Chapter 1 Nervous System Organization (Lecture + Textbook) Flashcards
What is Charles Darwin’s Core Idea
- Traits are adaptive for survival and reproduction or detrimental to the survival
- Natural selection is a process that leads to adaptive traits being carried through generations
- Design Principles - Biological structures such as how eyes have similar structure versus function
What is the CNS (Central Nervous System)
Brain and Spinal cord (including eyes and optic nerves)
What is the idea of Centralization, what part of the NS is this prevalent
Its prevalent in the CNS. Its the idea that with Neurons being clustered in one location aids Neural connections to be faster and more efficient + Metabolically effective
What is the PNS (Peripheral Nervous System)
Any neural tissue outside of the brain and spinal cord.
- Sense organs and muscles besides eyes and optic nerves
- It includes neurons that form clusters and ganglia through various parts of the body
What is the Autonomic nervous system?
regulates involuntary physiologic processes including heart rate, blood pressure, respiration, digestion, and sexual arousal.
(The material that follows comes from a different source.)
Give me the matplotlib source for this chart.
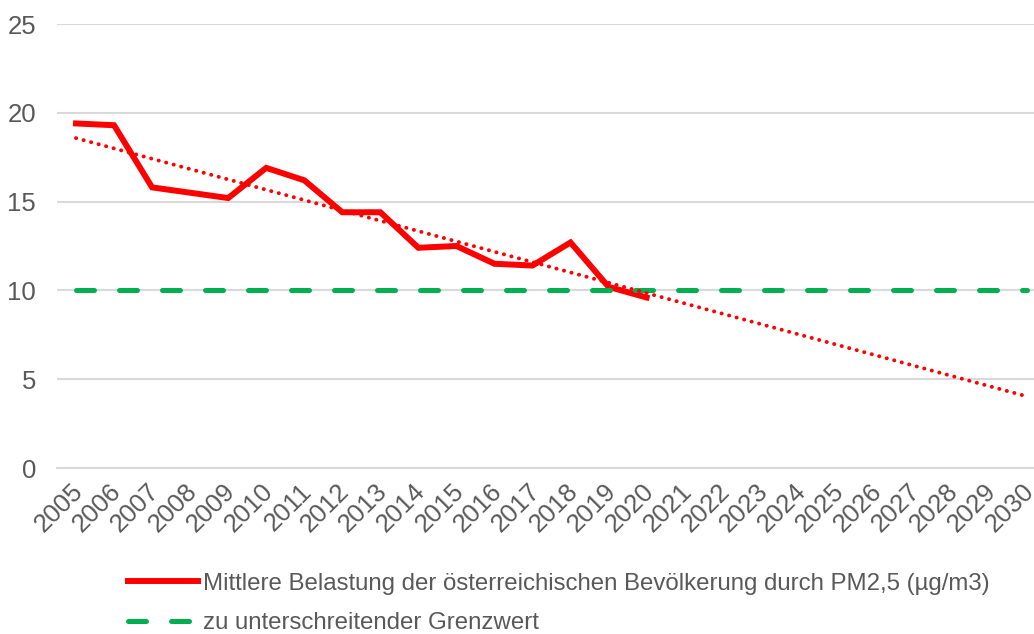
import matplotlib
matplotlib.use('Agg')
import matplotlib.pyplot as plt
import matplotlib.transforms as mtransforms
import numpy as np

plt.rcParams['font.family'] = ['Liberation Sans', 'DejaVu Sans']

# Daten
years = [str(y) for y in range(2005, 2031)]
pm25 = [19.4, 19.3, 15.8, 15.5, 15.2, 16.9, 16.2, 14.4, 14.4, 12.4,
        12.5, 11.5, 11.4, 12.7, 10.2, 9.6]
grenzwert = [10] * len(years)
y_ticks = [0, 5, 10, 15, 20, 25]

label_pm = 'Mittlere Belastung der österreichischen Bevölkerung durch PM2,5 (µg/m3)'
label_gw = 'zu unterschreitender Grenzwert'

grey = '#595959'

fig = plt.figure(figsize=(10.34, 6.34), dpi=100)
ax = fig.add_axes([57 / 1034, 166 / 634, 989 / 1034, 444 / 634])

x_all = np.arange(len(years))
x_pm = np.arange(len(pm25))

ax.plot(x_pm, pm25, color='#ff0000', linewidth=4.3, solid_joinstyle='miter',
        label=label_pm, zorder=3)
ax.plot(x_all, grenzwert, color='#00b050', linewidth=3.6,
        dashes=(3.6, 5.0), dash_capstyle='round', label=label_gw, zorder=4)

# lineare Trendlinie wie in Excel
k, d = np.polyfit(x_pm, pm25, 1)
ax.plot(x_all, k * x_all + d, color='#ff0000', linewidth=2.8,
        dashes=(0.05, 1.95), dash_capstyle='round', zorder=5)

ax.set_xlim(-0.5, len(years) - 0.5)
ax.set_ylim(0, 25)
ax.set_yticks(y_ticks)
ax.set_xticks(x_all)
ax.set_xticklabels(years, rotation=45, ha='right', rotation_mode='anchor')
ax.tick_params(axis='both', length=0, labelsize=18.5, colors=grey)
ax.tick_params(axis='y', pad=15)
ax.tick_params(axis='x', pad=8)
shift = mtransforms.ScaledTranslation(-5 / 100, 0, fig.dpi_scale_trans)
for lbl in ax.get_xticklabels():
    lbl.set_transform(lbl.get_transform() + shift)

ax.grid(axis='y', color='#d9d9d9', linewidth=1.5)
ax.set_axisbelow(True)
for s in ['top', 'right', 'left']:
    ax.spines[s].set_visible(False)
ax.spines['bottom'].set_color('#d9d9d9')
ax.spines['bottom'].set_linewidth(1.5)

leg = fig.legend(loc='upper left', bbox_to_anchor=(118 / 1034, 1 - 563 / 634),
                 frameon=False, fontsize=17.3, handlelength=2.95, handletextpad=0.2,
                 labelspacing=0.72, borderaxespad=0)
for t in leg.get_texts():
    t.set_color(grey)

fig.savefig('out.png', dpi=100)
Functions independently of CNS
What is the Enteric NS and what Branch of NS does it belong to
Autonomic -
- Lies within the lining of the gut
- aids in digestion
- Has more neurons than the spinal cord
What is Gray matter + what does it contain
Has most parts of the Neuron such as:
- Cell body + dendrites + Synapses (which vary in size and shape and properties)
- Neuronal cell bodies with similar features cluster together to create brain nuclei
What is white matter and what does it contain
Axons - Most long axons are segregates into distinction bundles (fiber tracts)
- Most Axons have myelin - the fatty covering on axons which speeds up neural info transfer
What are fiber tracts
When most long axons are segregated into distinct bundles
What are contralateral neuronal connections
Connections are on the opposite sides of the brain
What are ipsilateral neuronal connections
Connections on the same side of the brain
What is meant by the idea that the brain began as single homogeneous entity
It begins as one single entity when its first made in the embryo, through development it subdivided. The nuclei is divided based on developmental origin
What are the three early development brain sections
- Hindbrain
- Midbrain
- Forebrain - Thalamic, hypothalamic, other regions
What subdivisions does the Hindbrain contain and what is the general structure of the Hindbrain
It is shaped like a rhomboid.
- It contains the Medulla
- Cerebellum
- Pons
What is the relative size of the midbrain, and what subdivisions does it contain
Its relatively small in humans compared to other animals.